BUDAPEST: A Budapest church has called off a memorial mass it was planning to hold in honor of a former Hungarian leader and Nazi ally on Saturday - International Holocaust Remembrance Day - after protests from Hungarian Jews and the World Jewish Congress.

Parliament’s deputy speaker who is member of the ruling Fidesz party of Prime Minister Viktor Orban, had been due to speak at the event called in memory of interwar Governor Miklos Horthy.

The planned ceremony for Horthy, an admiral who led Hungary for 24 years until 1944 and handed over hundreds of thousands of Jews to the Nazis, triggered strong objections from Jewish organizations.

With the WJC declaring it a provocative measure honoring an “unabashed anti-semite”, the Budapest church which had organized the Catholic ceremony, canceled the event on Thursday.

The affair, ahead of a parliamentary election on April 8, has thrown a spotlight again on the policies of Orban who has an ambivalent track record on anti-Semitism.

He has repeatedly pledged zero tolerance for anti-Semitism, though he has called Horthy an “exceptional statesman.” He has risked angering Israel and Jewish people with remarks about “ethnic homogeneity” apparently aimed at radical right-wing voters ahead of the April 8 election.

He has also used a massive billboard campaign against U.S. billionaire George Soros, a Hungarian-born Jew, to promote an anti-immigrant agenda that critics, including Soros, say harks back to the 1930s. The government strongly rejects this.

Zoltan Osztie, the priest of the Budapest church, said the church had a tradition of organizing a mass for Horthy each year and nobody had noticed that Saturday was also International Holocaust Remembrance marking the day in 1945 when the Auschwitz-Birkenau death camp was liberated.

“We could be blamed for this perhaps, but these two events can not be juxtaposed.
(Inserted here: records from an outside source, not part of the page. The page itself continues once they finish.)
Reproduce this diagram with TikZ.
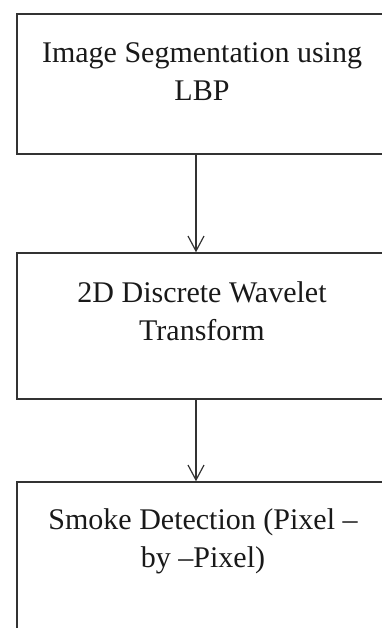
\documentclass[tikz,border=0pt]{standalone}
\usepackage{fontspec}
\setmainfont{Liberation Serif}
\usetikzlibrary{arrows.meta}
\begin{document}
\begin{tikzpicture}[x=1pt,y=-1pt,
  box/.style={draw=black!80,line width=1.4pt,rectangle,inner sep=0pt,minimum width=368pt},
  txt/.style={align=center,font=\fontsize{30}{38}\selectfont,text=black!90,inner sep=0pt},
  flow/.style={draw=black!80,line width=1.2pt,-{Straight Barb[length=15pt,width=16pt,line width=1.2pt]}}]
\useasboundingbox (0,0) rectangle (382,628);
\clip (0,0) rectangle (382,628);
\node[box,minimum height=140pt] (b1) at (201,84) {};
\node[box,minimum height=146pt] (b2) at (201,326) {};
\node[box,minimum height=220pt] (b3) at (201,592) {};
\node[txt] (t1) at (202,72) {Image Segmentation using\\LBP};
\node[txt] (t2) at (202,311) {2D Discrete Wavelet\\Transform};
\node[txt] (t3) at (203,541) {Smoke Detection (Pixel –\\by –Pixel)};
\coordinate (ax) at (196,0);
\draw[flow] (b1.south -| ax) -- (b2.north -| ax);
\draw[flow] (b2.south -| ax) -- (b3.north -| ax);
\end{tikzpicture}
\end{document}
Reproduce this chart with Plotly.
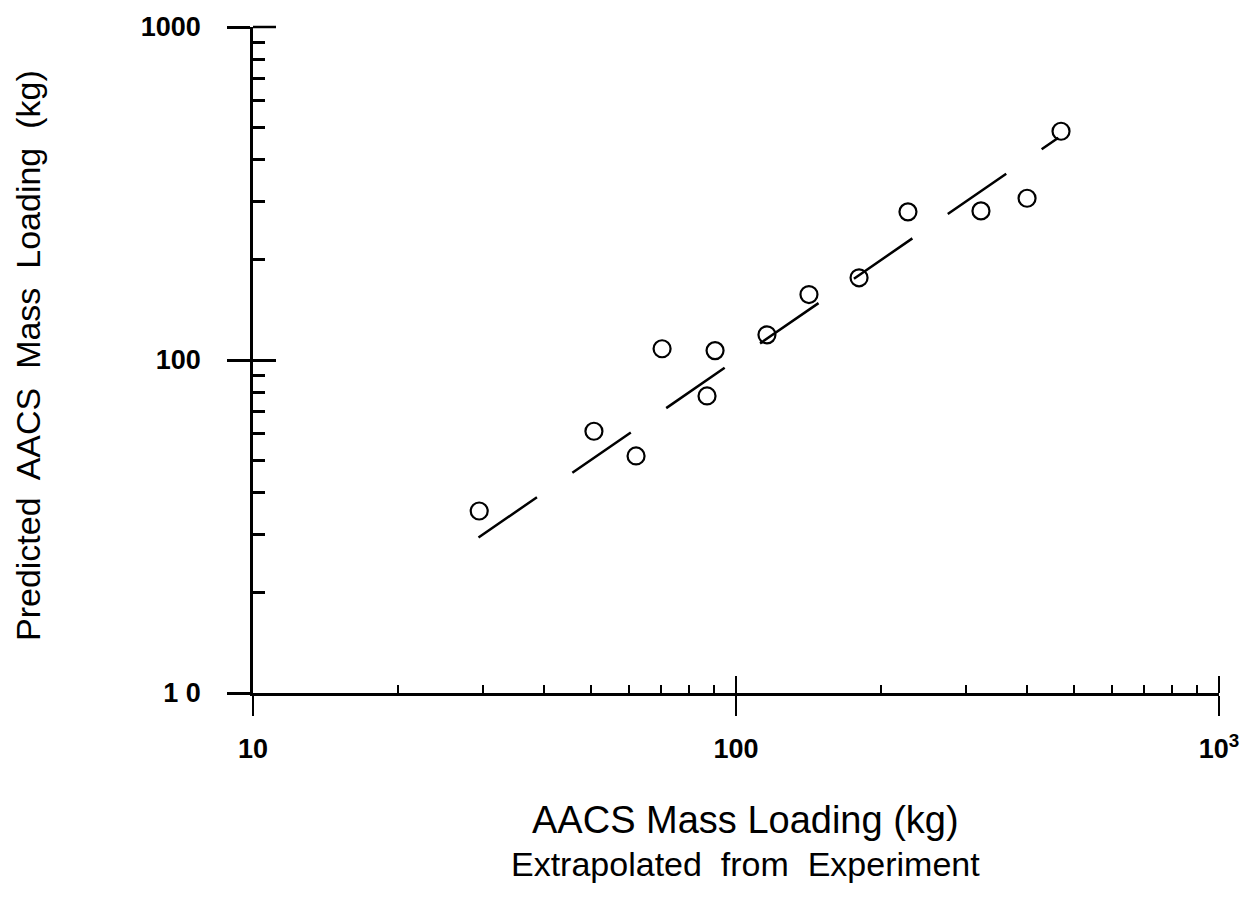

Nonetheless, after discussion with church leaders a decision has been made that neither the memorial ceremony nor the mass will take place,” he told szemlelek.blog.hu.

WJC President Ronald S. Lauder asked Orban to intervene, calling the event “nothing short of a provocative measure.”

“The terror that Admiral Horthy, an unabashed anti-Semite, inflicted on the Jewish community of Hungary ... and his role in the deportation and murder of hundreds of thousands of Jews, must never be forgotten and can never be excused,” Lauder wrote in a letter to Orban.

The government did not reply to Reuters questions.

Sandor Lezsak, deputy parliament speaker and a member of Fidesz party, had been due to speak at the ceremony, stirring protests from the Hungarian Jewish communities federation.

After Hungary’s occupation by Germany in March 1944, still under Horthy’s rule, Hungarian gendarmes and state organizations collaborated in the deportation of close to half a million Jews. Horthy stopped the deportations only in July 1944.